> What to produce: Exactly the lines from the start of the data below through the line that contains "plt.rcParams['axes.unicode_minus'] = False" are to be copied, with pictures left out.

> Supplied data:
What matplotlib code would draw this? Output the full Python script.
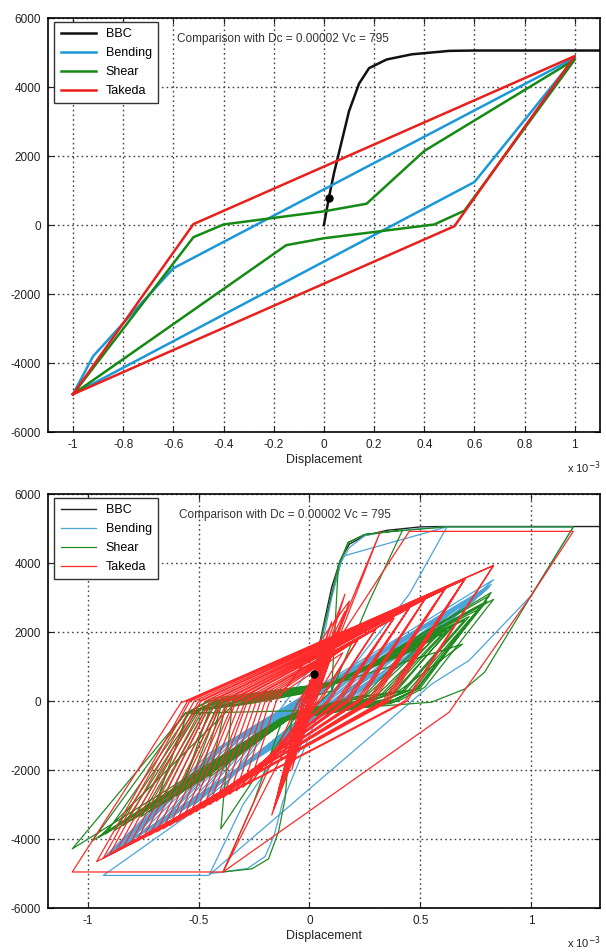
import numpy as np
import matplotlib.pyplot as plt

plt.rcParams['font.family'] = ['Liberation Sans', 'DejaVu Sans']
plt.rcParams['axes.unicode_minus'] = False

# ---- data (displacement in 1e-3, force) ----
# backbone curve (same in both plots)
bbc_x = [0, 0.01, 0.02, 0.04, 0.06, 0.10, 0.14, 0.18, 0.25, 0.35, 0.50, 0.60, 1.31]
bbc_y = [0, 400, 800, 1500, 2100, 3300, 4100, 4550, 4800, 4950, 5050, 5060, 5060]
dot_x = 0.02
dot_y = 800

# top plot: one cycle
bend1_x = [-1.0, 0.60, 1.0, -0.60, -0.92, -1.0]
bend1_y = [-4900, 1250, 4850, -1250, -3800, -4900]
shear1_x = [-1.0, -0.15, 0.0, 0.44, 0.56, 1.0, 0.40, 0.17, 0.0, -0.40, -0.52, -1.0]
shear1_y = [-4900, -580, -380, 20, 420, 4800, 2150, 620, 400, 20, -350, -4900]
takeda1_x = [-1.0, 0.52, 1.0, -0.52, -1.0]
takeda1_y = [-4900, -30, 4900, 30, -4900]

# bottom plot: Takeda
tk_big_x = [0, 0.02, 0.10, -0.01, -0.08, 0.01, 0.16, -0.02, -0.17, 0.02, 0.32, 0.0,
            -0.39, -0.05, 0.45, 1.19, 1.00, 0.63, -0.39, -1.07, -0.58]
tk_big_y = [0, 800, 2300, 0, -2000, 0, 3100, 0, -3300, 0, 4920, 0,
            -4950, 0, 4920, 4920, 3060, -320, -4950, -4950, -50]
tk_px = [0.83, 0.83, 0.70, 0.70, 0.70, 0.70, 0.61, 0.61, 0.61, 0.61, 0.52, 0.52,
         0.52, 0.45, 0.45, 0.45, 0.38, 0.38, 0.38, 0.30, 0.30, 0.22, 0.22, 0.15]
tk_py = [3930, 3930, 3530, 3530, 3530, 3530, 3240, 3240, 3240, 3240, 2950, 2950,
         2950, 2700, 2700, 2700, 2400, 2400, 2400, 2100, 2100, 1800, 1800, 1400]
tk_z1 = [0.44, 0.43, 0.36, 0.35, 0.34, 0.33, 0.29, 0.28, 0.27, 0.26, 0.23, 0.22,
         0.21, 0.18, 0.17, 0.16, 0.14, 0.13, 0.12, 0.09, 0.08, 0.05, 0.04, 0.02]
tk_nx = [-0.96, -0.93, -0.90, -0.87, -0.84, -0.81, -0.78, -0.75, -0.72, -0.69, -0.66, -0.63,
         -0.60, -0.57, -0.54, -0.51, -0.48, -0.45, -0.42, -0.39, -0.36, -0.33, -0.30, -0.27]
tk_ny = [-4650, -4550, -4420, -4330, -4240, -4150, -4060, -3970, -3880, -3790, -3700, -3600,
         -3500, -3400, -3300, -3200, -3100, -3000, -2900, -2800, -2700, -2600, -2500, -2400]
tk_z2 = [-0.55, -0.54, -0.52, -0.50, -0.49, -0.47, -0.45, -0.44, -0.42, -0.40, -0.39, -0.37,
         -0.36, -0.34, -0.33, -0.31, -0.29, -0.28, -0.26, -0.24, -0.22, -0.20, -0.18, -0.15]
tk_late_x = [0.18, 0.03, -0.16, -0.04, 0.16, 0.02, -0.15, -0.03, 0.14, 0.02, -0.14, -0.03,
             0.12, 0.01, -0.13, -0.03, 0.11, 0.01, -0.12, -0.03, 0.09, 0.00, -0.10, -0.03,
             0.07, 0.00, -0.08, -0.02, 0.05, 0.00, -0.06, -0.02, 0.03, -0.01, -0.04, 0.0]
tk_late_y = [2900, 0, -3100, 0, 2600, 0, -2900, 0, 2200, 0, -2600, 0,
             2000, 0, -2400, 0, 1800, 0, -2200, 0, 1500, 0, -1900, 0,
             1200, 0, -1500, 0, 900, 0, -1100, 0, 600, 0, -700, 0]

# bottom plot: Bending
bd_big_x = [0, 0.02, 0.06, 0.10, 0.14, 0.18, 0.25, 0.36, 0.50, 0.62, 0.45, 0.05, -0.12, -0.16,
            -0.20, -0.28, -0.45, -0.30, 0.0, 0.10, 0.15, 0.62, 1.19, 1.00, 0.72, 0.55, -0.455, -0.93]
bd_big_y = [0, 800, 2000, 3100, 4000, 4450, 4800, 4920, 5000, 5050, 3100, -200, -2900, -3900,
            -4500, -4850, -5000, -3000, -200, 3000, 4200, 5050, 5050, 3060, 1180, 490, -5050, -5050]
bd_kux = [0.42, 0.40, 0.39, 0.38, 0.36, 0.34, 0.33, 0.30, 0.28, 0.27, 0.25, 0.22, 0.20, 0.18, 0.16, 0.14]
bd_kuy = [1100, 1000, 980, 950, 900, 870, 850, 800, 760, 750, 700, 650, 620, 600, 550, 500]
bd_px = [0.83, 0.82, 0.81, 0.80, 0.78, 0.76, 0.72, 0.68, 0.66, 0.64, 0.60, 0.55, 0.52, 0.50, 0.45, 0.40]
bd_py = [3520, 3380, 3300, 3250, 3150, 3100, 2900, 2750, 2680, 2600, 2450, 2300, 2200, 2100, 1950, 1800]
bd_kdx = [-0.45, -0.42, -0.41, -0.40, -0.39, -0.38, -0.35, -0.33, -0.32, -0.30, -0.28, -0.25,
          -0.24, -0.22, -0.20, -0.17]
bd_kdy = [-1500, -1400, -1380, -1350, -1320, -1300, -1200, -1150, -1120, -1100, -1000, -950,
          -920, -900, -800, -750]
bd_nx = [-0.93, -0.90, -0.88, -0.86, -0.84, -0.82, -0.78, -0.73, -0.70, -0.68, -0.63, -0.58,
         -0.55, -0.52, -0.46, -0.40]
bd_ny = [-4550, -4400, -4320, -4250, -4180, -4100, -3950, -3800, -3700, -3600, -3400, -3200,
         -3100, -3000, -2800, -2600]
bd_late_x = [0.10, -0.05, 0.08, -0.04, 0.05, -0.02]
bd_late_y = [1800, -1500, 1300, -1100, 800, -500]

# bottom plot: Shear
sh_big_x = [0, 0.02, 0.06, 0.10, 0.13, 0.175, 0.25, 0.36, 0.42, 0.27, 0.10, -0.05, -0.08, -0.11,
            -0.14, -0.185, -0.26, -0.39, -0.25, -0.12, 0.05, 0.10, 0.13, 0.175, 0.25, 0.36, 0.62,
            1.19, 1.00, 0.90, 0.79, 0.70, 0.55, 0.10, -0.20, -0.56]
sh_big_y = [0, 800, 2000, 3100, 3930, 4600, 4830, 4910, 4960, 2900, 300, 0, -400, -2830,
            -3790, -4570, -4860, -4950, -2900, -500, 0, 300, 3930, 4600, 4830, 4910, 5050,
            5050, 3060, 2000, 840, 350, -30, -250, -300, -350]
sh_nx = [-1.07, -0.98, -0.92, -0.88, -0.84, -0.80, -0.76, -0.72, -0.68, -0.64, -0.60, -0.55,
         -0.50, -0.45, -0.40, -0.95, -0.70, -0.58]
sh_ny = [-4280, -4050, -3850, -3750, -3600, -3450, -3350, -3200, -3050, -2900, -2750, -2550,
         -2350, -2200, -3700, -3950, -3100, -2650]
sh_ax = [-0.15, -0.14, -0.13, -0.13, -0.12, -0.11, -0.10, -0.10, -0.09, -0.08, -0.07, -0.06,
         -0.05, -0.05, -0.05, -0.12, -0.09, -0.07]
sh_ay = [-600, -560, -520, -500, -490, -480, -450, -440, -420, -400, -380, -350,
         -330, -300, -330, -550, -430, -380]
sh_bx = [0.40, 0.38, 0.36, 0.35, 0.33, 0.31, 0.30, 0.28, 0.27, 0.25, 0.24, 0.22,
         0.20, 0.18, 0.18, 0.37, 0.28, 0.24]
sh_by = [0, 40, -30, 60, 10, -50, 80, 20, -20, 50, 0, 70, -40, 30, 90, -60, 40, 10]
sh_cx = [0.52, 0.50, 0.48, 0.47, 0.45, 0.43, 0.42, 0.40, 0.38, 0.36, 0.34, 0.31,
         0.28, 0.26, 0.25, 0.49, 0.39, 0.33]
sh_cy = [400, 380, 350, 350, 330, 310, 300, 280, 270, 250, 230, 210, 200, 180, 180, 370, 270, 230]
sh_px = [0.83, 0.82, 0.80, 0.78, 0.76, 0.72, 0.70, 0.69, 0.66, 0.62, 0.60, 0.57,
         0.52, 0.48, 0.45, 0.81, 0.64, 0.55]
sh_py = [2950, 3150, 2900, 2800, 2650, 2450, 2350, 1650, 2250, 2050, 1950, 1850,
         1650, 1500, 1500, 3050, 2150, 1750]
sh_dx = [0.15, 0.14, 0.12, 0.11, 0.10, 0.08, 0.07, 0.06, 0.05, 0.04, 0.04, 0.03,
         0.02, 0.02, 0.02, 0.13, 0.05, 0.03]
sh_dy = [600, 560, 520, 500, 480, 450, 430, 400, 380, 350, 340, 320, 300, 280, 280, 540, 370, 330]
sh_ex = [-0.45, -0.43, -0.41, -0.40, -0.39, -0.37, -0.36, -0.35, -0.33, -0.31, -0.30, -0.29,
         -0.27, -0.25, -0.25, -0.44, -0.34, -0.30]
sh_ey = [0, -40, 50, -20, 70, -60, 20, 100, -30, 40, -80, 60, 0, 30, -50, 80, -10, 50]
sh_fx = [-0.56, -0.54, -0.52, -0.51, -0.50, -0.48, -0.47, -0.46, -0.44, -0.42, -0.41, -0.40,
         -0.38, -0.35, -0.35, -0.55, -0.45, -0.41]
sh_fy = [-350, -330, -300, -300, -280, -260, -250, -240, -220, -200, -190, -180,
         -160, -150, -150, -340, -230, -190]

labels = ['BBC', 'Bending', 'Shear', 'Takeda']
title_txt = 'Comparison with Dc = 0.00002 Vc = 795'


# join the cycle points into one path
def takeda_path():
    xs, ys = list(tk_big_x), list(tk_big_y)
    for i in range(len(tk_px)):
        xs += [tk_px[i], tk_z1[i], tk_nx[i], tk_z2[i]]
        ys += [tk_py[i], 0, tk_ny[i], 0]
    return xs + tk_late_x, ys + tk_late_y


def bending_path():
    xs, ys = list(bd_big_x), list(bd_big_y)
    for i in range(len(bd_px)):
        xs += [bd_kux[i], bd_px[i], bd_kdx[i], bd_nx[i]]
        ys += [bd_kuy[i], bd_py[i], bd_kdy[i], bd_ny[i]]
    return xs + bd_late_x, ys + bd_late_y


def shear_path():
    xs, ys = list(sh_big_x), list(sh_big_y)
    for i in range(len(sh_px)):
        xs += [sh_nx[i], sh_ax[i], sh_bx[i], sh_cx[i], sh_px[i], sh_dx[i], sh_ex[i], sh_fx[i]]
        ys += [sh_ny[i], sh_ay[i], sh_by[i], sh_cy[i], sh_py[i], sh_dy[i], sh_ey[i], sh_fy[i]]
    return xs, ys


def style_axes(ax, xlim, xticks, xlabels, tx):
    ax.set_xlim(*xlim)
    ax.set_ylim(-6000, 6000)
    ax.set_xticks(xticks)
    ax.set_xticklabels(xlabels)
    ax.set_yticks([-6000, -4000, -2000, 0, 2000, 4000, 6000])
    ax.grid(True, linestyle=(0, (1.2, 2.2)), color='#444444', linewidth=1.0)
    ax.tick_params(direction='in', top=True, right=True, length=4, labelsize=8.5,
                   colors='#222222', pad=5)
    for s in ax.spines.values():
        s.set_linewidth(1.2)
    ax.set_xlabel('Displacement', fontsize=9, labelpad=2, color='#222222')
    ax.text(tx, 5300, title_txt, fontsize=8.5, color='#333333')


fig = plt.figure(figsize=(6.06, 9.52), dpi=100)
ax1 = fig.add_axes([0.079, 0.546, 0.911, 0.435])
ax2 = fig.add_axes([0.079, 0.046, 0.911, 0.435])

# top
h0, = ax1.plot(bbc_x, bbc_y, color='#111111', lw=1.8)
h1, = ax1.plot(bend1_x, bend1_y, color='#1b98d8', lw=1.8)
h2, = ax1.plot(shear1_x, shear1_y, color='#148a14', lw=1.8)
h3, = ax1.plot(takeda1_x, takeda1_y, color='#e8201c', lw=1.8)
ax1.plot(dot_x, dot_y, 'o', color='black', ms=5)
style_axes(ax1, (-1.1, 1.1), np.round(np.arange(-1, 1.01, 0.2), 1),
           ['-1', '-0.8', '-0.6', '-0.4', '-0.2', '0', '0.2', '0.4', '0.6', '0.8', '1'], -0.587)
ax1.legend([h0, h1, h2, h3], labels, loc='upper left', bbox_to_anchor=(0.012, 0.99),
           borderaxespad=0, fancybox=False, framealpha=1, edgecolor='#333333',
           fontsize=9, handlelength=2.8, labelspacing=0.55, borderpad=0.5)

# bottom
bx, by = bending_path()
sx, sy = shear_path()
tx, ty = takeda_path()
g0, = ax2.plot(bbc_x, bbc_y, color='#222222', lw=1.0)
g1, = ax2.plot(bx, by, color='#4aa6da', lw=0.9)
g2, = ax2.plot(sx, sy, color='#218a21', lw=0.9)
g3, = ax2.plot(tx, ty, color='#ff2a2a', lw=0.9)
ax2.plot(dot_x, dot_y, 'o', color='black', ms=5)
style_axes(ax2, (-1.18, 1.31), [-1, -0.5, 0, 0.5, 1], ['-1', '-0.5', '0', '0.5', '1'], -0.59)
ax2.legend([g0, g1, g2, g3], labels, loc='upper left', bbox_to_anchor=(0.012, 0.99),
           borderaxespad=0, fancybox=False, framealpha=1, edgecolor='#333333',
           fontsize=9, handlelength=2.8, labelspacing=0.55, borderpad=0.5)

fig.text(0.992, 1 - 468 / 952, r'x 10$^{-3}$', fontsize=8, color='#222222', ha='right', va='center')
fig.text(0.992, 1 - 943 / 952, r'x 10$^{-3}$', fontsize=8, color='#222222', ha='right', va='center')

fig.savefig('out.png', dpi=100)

> Answer to this task:
What matplotlib code would draw this? Output the full Python script.
import numpy as np
import matplotlib.pyplot as plt

plt.rcParams['font.family'] = ['Liberation Sans', 'DejaVu Sans']
plt.rcParams['axes.unicode_minus'] = False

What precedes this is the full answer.